Harvard Created an Artificial Spleen that Cleanses Blood
When a patient is diagnosed with sepsis, the life-threatening condition in which bacteria or fungi multiply in a person’s blood, it’s often too late for antibiotics to help. But, fortunately, Harvard researchers have developed a new device that transforms the way doctors treat sepsis and other blood infections.
A team of scientists from Wyss Institute for Biology Inspired Engineering created an artificial spleen called the Biospleen. The Biospleen quickens sepsis treatment by removing pathogens and toxins from a patient’s blood without having to identify the initial infectious agent.
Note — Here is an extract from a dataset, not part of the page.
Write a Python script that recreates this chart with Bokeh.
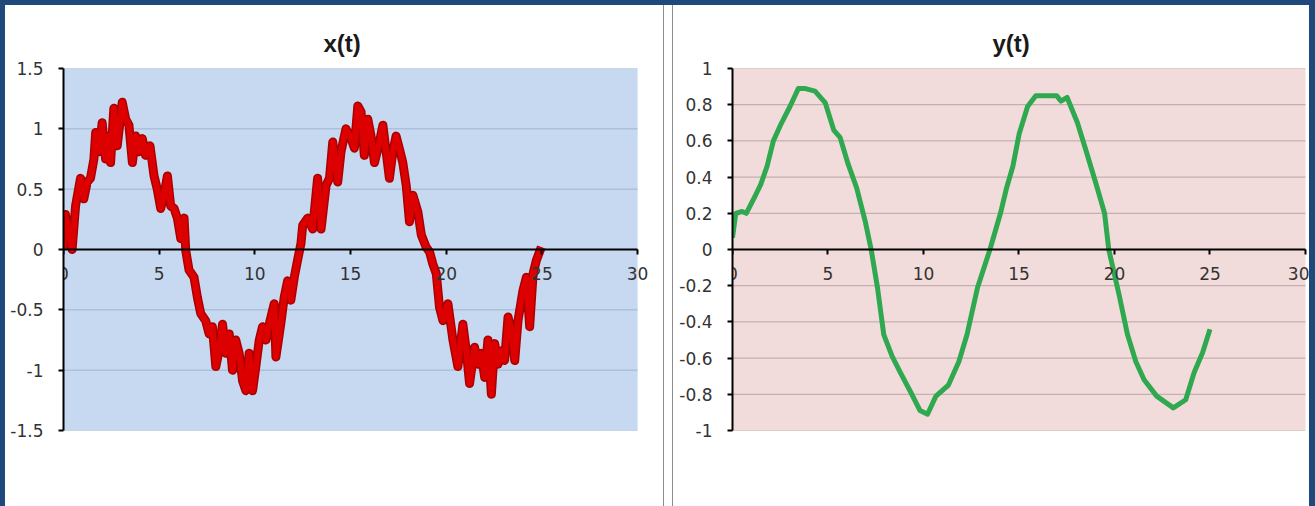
from bokeh.plotting import figure
from bokeh.layouts import row, column
from bokeh.models import FixedTicker, Spacer, BoxAnnotation
from bokeh.embed import file_html
from bokeh.resources import INLINE

# ---------------- data ----------------
x_ticks = [0, 5, 10, 15, 20, 25, 30]
x_labels = ["0", "5", "10", "15", "20", "25", "30"]
x_min, x_max = 0, 30

left_y_ticks = [-1.5, -1, -0.5, 0, 0.5, 1, 1.5]
left_y_labels = ["-1.5", "-1", "-0.5", "0", "0.5", "1", "1.5"]

right_y_ticks = [-1, -0.8, -0.6, -0.4, -0.2, 0, 0.2, 0.4, 0.6, 0.8, 1]
right_y_labels = ["-1", "-0.8", "-0.6", "-0.4", "-0.2", "0", "0.2", "0.4", "0.6", "0.8", "1"]

# x(t): noisy signal
xt_t = [0, 0.1, 0.45, 0.63, 0.89, 1.06, 1.24, 1.41, 1.59, 1.68, 1.85, 2.02, 2.2, 2.37,
        2.46, 2.63, 2.81, 3.07, 3.25, 3.42, 3.6, 3.77, 3.94, 4.12, 4.29, 4.52, 4.73, 4.9,
        5.08, 5.25, 5.43, 5.6, 5.78, 5.95, 6.13, 6.3, 6.39, 6.56, 6.82, 7.0, 7.17, 7.43,
        7.61, 7.78, 7.96, 8.13, 8.31, 8.48, 8.66, 8.83, 9.0, 9.18, 9.36, 9.53, 9.7, 9.88,
        10.05, 10.23, 10.4, 10.58, 10.75, 11.01, 11.1, 11.36, 11.53, 11.71, 11.88, 12.06,
        12.23, 12.41, 12.5, 12.76, 13.02, 13.28, 13.46, 13.72, 13.9, 14.07, 14.33, 14.5,
        14.76, 15.03, 15.2, 15.38, 15.55, 15.72, 15.9, 16.07, 16.25, 16.51, 16.69, 16.86,
        17.03, 17.21, 17.38, 17.56, 17.73, 17.91, 18.08, 18.26, 18.52, 18.7, 18.95, 19.13,
        19.3, 19.48, 19.65, 19.83, 20.09, 20.35, 20.61, 20.87, 21.05, 21.22, 21.48, 21.66,
        21.83, 22.01, 22.18, 22.36, 22.53, 22.71, 22.88, 23.05, 23.23, 23.4, 23.58, 23.75,
        24.01, 24.19, 24.36, 24.54, 24.71, 24.97]
xt_v = [0.0, 0.29, 0.0, 0.36, 0.59, 0.42, 0.56, 0.59, 0.75, 0.97, 0.81, 1.05, 0.75, 0.94,
        0.72, 1.17, 0.86, 1.22, 1.08, 1.03, 0.72, 0.94, 0.81, 0.92, 0.78, 0.86, 0.61, 0.5,
        0.34, 0.45, 0.61, 0.36, 0.34, 0.26, 0.09, 0.26, -0.01, -0.17, -0.23, -0.4, -0.53, -0.59,
        -0.7, -0.64, -0.97, -0.84, -0.62, -0.86, -0.7, -1.0, -0.75, -0.86, -1.09, -1.17, -0.86, -1.17,
        -0.97, -0.75, -0.64, -0.75, -0.62, -0.45, -0.89, -0.61, -0.4, -0.26, -0.42, -0.23,
        -0.09, 0.05, 0.2, 0.26, 0.17, 0.59, 0.17, 0.53, 0.59, 0.89, 0.56, 0.81,
        1.0, 0.92, 0.84, 1.19, 1.14, 0.78, 1.08, 0.94, 0.72, 0.89, 1.03, 0.81,
        0.59, 0.81, 0.94, 0.83, 0.72, 0.53, 0.23, 0.45, 0.31, 0.12, 0.02, -0.02,
        -0.12, -0.2, -0.48, -0.59, -0.45, -0.75, -0.97, -0.62, -0.84, -1.11, -0.81, -0.95,
        -0.86, -1.06, -0.75, -1.2, -0.78, -0.95, -0.84, -0.92, -0.56, -0.67, -0.92, -0.59,
        -0.34, -0.23, -0.64, -0.2, -0.09, 0.02]

# y(t): smooth signal
yt_t = [0, 0.17, 0.5, 0.72, 1.16, 1.48, 1.81, 2.14, 2.57, 3.01, 3.45, 3.77, 4.32, 4.86,
        5.3, 5.63, 6.06, 6.5, 6.94, 7.26, 7.59, 7.92, 8.36, 8.79, 9.34, 9.82, 10.21, 10.65,
        11.3, 11.85, 12.28, 12.83, 13.48, 14.03, 14.35, 14.68, 15.01, 15.45, 15.88, 16.54,
        16.97, 17.19, 17.52, 18.06, 18.5, 19.04, 19.48, 19.7, 20.24, 20.68, 21.12, 21.55,
        22.21, 23.08, 23.73, 24.17, 24.61, 25.0]
yt_v = [0.065, 0.2, 0.21, 0.2, 0.29, 0.36, 0.46, 0.6, 0.7, 0.79, 0.89, 0.89, 0.875, 0.81,
        0.66, 0.62, 0.47, 0.34, 0.16, 0.0, -0.21, -0.47, -0.59, -0.68, -0.79, -0.89, -0.91, -0.81,
        -0.75, -0.62, -0.47, -0.21, 0.0, 0.2, 0.34, 0.46, 0.64, 0.79, 0.85, 0.85,
        0.85, 0.82, 0.84, 0.7, 0.55, 0.36, 0.2, 0.0, -0.25, -0.47, -0.62, -0.72,
        -0.81, -0.875, -0.83, -0.68, -0.57, -0.44]

TITLE_FONT = "Liberation Sans"
TICK_FONT = "DejaVu Sans"
FRAME_BLUE = "#1f497d"


def make_fig(title, width, mbl, mbr, x_end, y_lo, y_hi, bg, grid_color, yticks, ylabels):
    p = figure(width=width, height=501, x_range=(x_min, x_end), y_range=(y_lo, y_hi),
               output_backend="svg", toolbar_location=None,
               min_border_left=mbl, min_border_right=mbr,
               min_border_top=63, min_border_bottom=76,
               background_fill_color="white", border_fill_color="white",
               outline_line_color=None)
    p.title.text = title
    p.title.align = "left"
    p.title.offset = 260
    p.title.text_font = TITLE_FONT
    p.title.text_font_size = "24px"
    p.title.text_font_style = "bold"
    p.title.text_color = "#1a1a1a"
    p.title.standoff = 24

    # plot-area background
    p.add_layout(BoxAnnotation(left=x_min, right=x_max, bottom=y_lo, top=y_hi,
                               fill_color=bg, fill_alpha=1.0, line_color=None,
                               level="image"))
    p.xgrid.grid_line_color = None
    p.ygrid.grid_line_color = None
    # horizontal gridlines, limited to the plot area
    p.segment(x0=[x_min] * len(yticks), x1=[x_max] * len(yticks), y0=yticks, y1=yticks,
              line_color=grid_color, line_width=1)

    xa = p.xaxis[0]
    xa.ticker = FixedTicker(ticks=x_ticks)
    xa.major_label_overrides = dict(zip(x_ticks, x_labels))
    xa.fixed_location = 0
    xa.bounds = (x_min, x_max)
    ya = p.yaxis[0]
    ya.ticker = FixedTicker(ticks=yticks)
    ya.major_label_overrides = dict(zip(yticks, ylabels))
    for ax in (xa, ya):
        ax.axis_line_color = "black"
        ax.axis_line_width = 2
        ax.major_tick_line_color = "black"
        ax.major_tick_line_width = 2
        ax.major_tick_in = 0
        ax.major_tick_out = 5
        ax.minor_tick_line_color = None
        ax.major_label_text_font = TICK_FONT
        ax.major_label_text_font_size = "17px"
        ax.major_label_text_color = "#333333"
    xa.major_label_standoff = 12
    ya.major_label_standoff = 15
    return p


p1 = make_fig("x(t)", 658, 58, 15, 30.57, -1.5, 1.5, "#c6d9f0", "#9fb4d0",
              left_y_ticks, left_y_labels)
p1.line(xt_t, xt_v, line_color="#aa0000", line_width=9, line_join="round")
p1.line(xt_t, xt_v, line_color="#dd0000", line_width=6, line_join="round")

p2 = make_fig("y(t)", 636, 59, 0, 30.21, -1, 1, "#f2dcdb", "#b8a5a4",
              right_y_ticks, right_y_labels)
p2.line(yt_t, yt_v, line_color="#2fa84f", line_width=5, line_join="round")


def strip(w, h, color):
    return Spacer(width=w, height=h, styles={"background-color": color})


layout = column(
    strip(1315, 5, FRAME_BLUE),
    row(strip(5, 501, FRAME_BLUE), p1, strip(1, 501, "#8c8c8c"), strip(8, 501, "white"),
        strip(1, 501, "#8c8c8c"), p2, strip(6, 501, FRAME_BLUE), spacing=0),
    spacing=0,
)

open("out.html", "w").write(file_html(layout, INLINE))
Sepsis occurs when a patient’s immune system overreacts to a bloodstream infection, triggering a chain reaction that can cause inflammation, blood clotting, organ damage, and even death. It can arise from a variety of infections, including appendicitis, urinary tract infections, skin or lung infections, as well as contaminated IV lines, surgical sites, and catheters. Sepsis infects 18 million people worldwide and has a 30 to 50 percent mortality rate.
“Even with the best current treatments, sepsis patients are dying in intensive care units at least 30 percent of the time,” said Michael Super, senior staff scientist at the Wyss Institute, in a statement. “We need a new approach.”
That new approach, says Donald Ingber, the Wyss Institute’s founding director, could be the Biospleen. It works like a dialysis machine: Blood is cycled outside of the patient’s body and filtered through microfluidic channels; the channels have nanoscale-sized magnetic beads that are coated with a genetically engineered human blood protein called mannose-binding lectin; the protein naturally latches onto bacteria, fungi, viruses, and toxins, and the magnets pull the magnetic beads out of the blood, taking the attached pathogens and toxins with them; lastly, the cleansed blood flows back into the patient.
“Sepsis is a major medical threat, which is increasing because of antibiotic resistance,” Ingber says. “We’re excited by the Biospleen because it potentially provides a way to treat patients quickly without having to wait days to identify the source of infection, and it works equally well with antibiotic-resistant organisms.”
During development, researchers tested the Biospleen by cleaning human blood that was spiked with different pathogens. When the blood flowed through the device, more than 90 percent of the pathogens were removed. The device was also tested on rats that had been infected by toxins and viruses such as E. coli and S. aureus. After just a few hours of filtering, 90 percent of the toxins and pathogens had been removed from the rats bloodstream, and 90 percent of the treated rats survived.
However, don’t expect the Biospleen to be used in hospitals anytime soon.
“We are currently advancing the technology to large animal validation studies, which we must complete successfully before applying for permission to move to human clinical trials,” Ingber says. “So the timing is unknown. But at least two years before trials would begin if we are successful.”
As for the future, the Biospleen could be used to treat patients suffering from viral diseases such as HIV and Ebola. In those cases, a person’s survival depends on how quickly the amount of virus in the blood can be lowered to a small enough level.